18 December 2013

[2013] EWCA Civ 1629

Court of Appeal (Arden, Davis, Floyd LJJ)

Who pays the trustee's costs on an annulment?

The Court of Appeal considered the trustee’s recovery of costs following a successful application by bankrupts, Dr and Mr Oraki, for annulment of bankruptcy orders.  The Court approved Redbridge LBC v Mustafa [2010] EWHC (Ch) 1105), identifying four types of costs to be considered when a bankruptcy is annulled:

  1. The costs of the original petition;
  2. The costs of the annulment petition;
  3. The Official Receiver’s costs; and
  4. The trustee’s costs.

On the question of the trustee’s costs and expenses, the following main points of principle emerged: following an annulled bankruptcy, the Court’s discretion to decide whether the Trustee’s costs should be paid and by whom is unfettered.  The petitioning creditor will usually, but not always, be ordered to pay.  When formulating the order, the court will take into account the ability of the petitioning creditor to pay the trustee’s costs.

In most cases where a trustee has acted properly he will receive his remuneration on the basis that trustees may not wish to act if remuneration was contingent on the bankruptcy not being annulled.  Furthermore, trustees are officers of the court and, prior to the annulment, hold a valuable right of property to retain such sums as may be necessary to pay the expenses of the bankruptcy (see section 323 of the Insolvency Act 1986), and should usually be paid to relinquish this.

The position will, however, be different if the trustee has acted improperly.  The Court may order the trustees’ costs to be paid by an ‘innocent’ party who has successfully applied to annul his bankruptcy.  The Court will examine the matter from the position of the bankrupt and of the Trustee.        

In this case the trustee’s costs were high and the petitioning creditor was unlikely to be able to pay.
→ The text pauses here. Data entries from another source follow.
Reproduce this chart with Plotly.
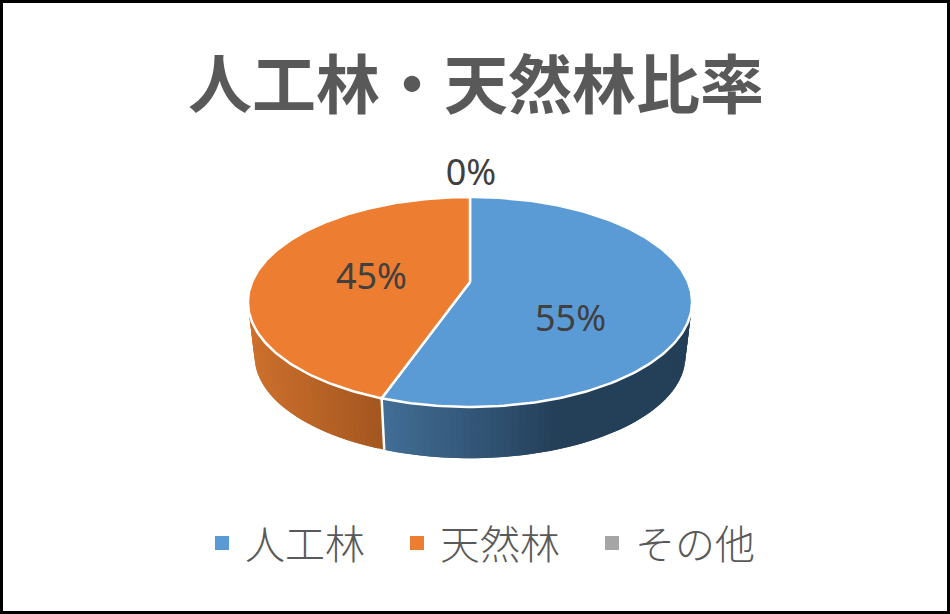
import numpy as np
import plotly.graph_objects as go

# データ
categories = ["人工林", "天然林", "その他"]
values = [55.4, 44.6, 0.0]

top_colors = ["#5b9bd5", "#ed7d31", "#a5a5a5"]
# 側面のグラデーション (x位置, 色)
side_stops = [
    ([385, 470, 560, 700], [(66, 109, 148), (52, 88, 122), (36, 63, 88), (36, 63, 88)]),
    ([250, 385], [(205, 112, 45), (163, 86, 32)]),
    ([0, 950], [(120, 120, 120), (120, 120, 120)]),
]

# 楕円の形 (ピクセル)
cx, hub_y = 470, 282
a, b, k = 218, 101.2, 0.19
depth, shrink = 55, 0.97


def top_rim(deg):
    t = np.radians(deg)
    u, v = np.sin(t), np.cos(t)
    d = 1 + k * v
    return a * u / d, -b * v / d


def rim_points(deg, bottom=False):
    x, y = top_rim(deg)
    if bottom:
        return cx + shrink * x, hub_y + depth + shrink * y
    return cx + x, hub_y + y


total = sum(values)
edges = np.cumsum([0] + values) / total * 360

fig = go.Figure()

# 側面 (継ぎ目が出ないよう少し重ねて描く)
for i in range(len(values)):
    start, end = edges[i], edges[i + 1]
    n = int(round((end - start) / 1.5))
    if n == 0:
        continue
    angles = np.linspace(start, end, n + 1)
    xs_stop, cols = side_stops[i]
    for j in range(n):
        seg = np.linspace(angles[j], min(angles[j + 1] + 1.5, end), 4)
        tx, ty = rim_points(seg)
        bx, by = rim_points(seg[::-1], bottom=True)
        mid_x = rim_points((angles[j] + angles[j + 1]) / 2)[0]
        rgb = [int(np.interp(mid_x, xs_stop, [c[ch] for c in cols])) for ch in range(3)]
        color = f"rgb({rgb[0]},{rgb[1]},{rgb[2]})"
        fig.add_trace(go.Scatter(
            x=list(tx) + list(bx), y=list(ty) + list(by),
            mode="lines", fill="toself", fillcolor=color,
            line=dict(width=0),
            hoverinfo="skip", showlegend=False,
        ))

# 側面の境界線
for e in edges[:-1]:
    x0, y0 = rim_points(e)
    x1, y1 = rim_points(e, bottom=True)
    fig.add_trace(go.Scatter(
        x=[x0, x1], y=[y0, y1], mode="lines",
        line=dict(color="white", width=2.5),
        hoverinfo="skip", showlegend=False,
    ))

# 上面
for i in range(len(values)):
    start, end = edges[i], edges[i + 1]
    if end - start <= 0:
        continue
    px, py = rim_points(np.linspace(start, end, 180))
    fig.add_trace(go.Scatter(
        x=[cx] + list(px) + [cx], y=[hub_y] + list(py) + [hub_y],
        mode="lines", fill="toself", fillcolor=top_colors[i],
        line=dict(color="white", width=2.5),
        hoverinfo="text", text=categories[i], showlegend=False,
    ))

# ラベル
mids = np.radians((edges[:-1] + edges[1:]) / 2)
fig.add_trace(go.Scatter(
    x=cx + 1 + 101 * np.sin(mids), y=301 - 125 * np.cos(mids),
    mode="text", text=[f"{v / total * 100:.0f}%" for v in values],
    textposition="middle center",
    textfont=dict(family="Noto Sans", size=36, color="#404040"),
    hoverinfo="skip", showlegend=False,
))

# 凡例
for name, color in zip(categories, top_colors):
    fig.add_trace(go.Scatter(
        x=[None], y=[None], mode="markers", name=name,
        marker=dict(symbol="square", size=14, color=color),
    ))

fig.update_layout(
    width=950, height=614,
    autosize=False,
    margin=dict(l=0, r=0, t=0, b=0),
    paper_bgcolor="white",
    plot_bgcolor="white",
    title=dict(
        text="<b>人工林・天然林比率</b>",
        x=476 / 950, y=1 - 86 / 614, xanchor="center", yanchor="middle",
        font=dict(family="Noto Sans CJK JP", size=64, color="#595959"),
    ),
    xaxis=dict(range=[0, 950], visible=False, fixedrange=True),
    yaxis=dict(range=[614, 0], visible=False, fixedrange=True),
    showlegend=True,
    legend=dict(
        orientation="h", x=199 / 950, y=1 - 543 / 614,
        xanchor="left", yanchor="middle",
        itemwidth=36,
        entrywidth=144, entrywidthmode="pixels",
        font=dict(family="Noto Sans CJK JP", size=40, color="#595959", weight=300),
        bgcolor="rgba(0,0,0,0)",
    ),
    shapes=[dict(type="rect", xref="x", yref="y", x0=1.5, y0=1.5, x1=948.5, y1=612.5,
                 line=dict(color="black", width=3), fillcolor="rgba(0,0,0,0)")],
)

# ページの余白をなくす
fig.write_html("out.html", config=dict(displayModeBar=False),
               post_script="document.body.style.margin='0';document.body.style.overflow='hidden';")
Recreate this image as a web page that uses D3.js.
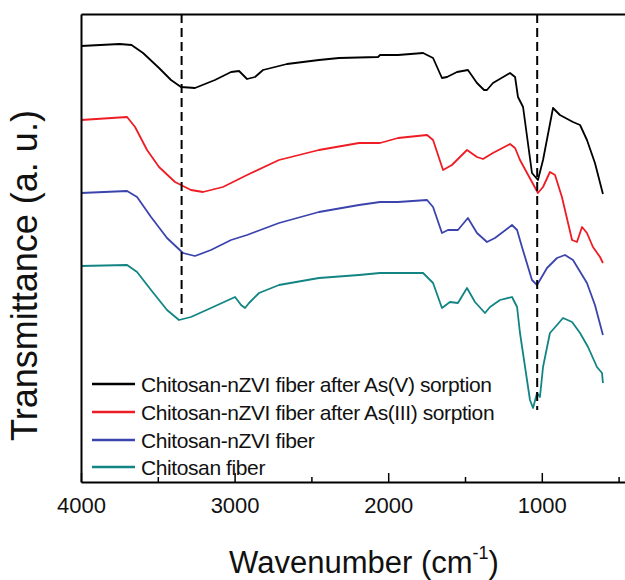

The trial judge made a conditional annulment requiring the Orakis to pay the costs of the trustee.  The effect of this, as Arden LJ noted, was to “transfer the risk of non-payment of expenses from the trustee to the Orakis”, the “appropriate place for that risk to lie”.

The Court will carefully examine the question of who should pay the trustee’s costs, not only from the point of view of the bankrupt but also that of the trustee.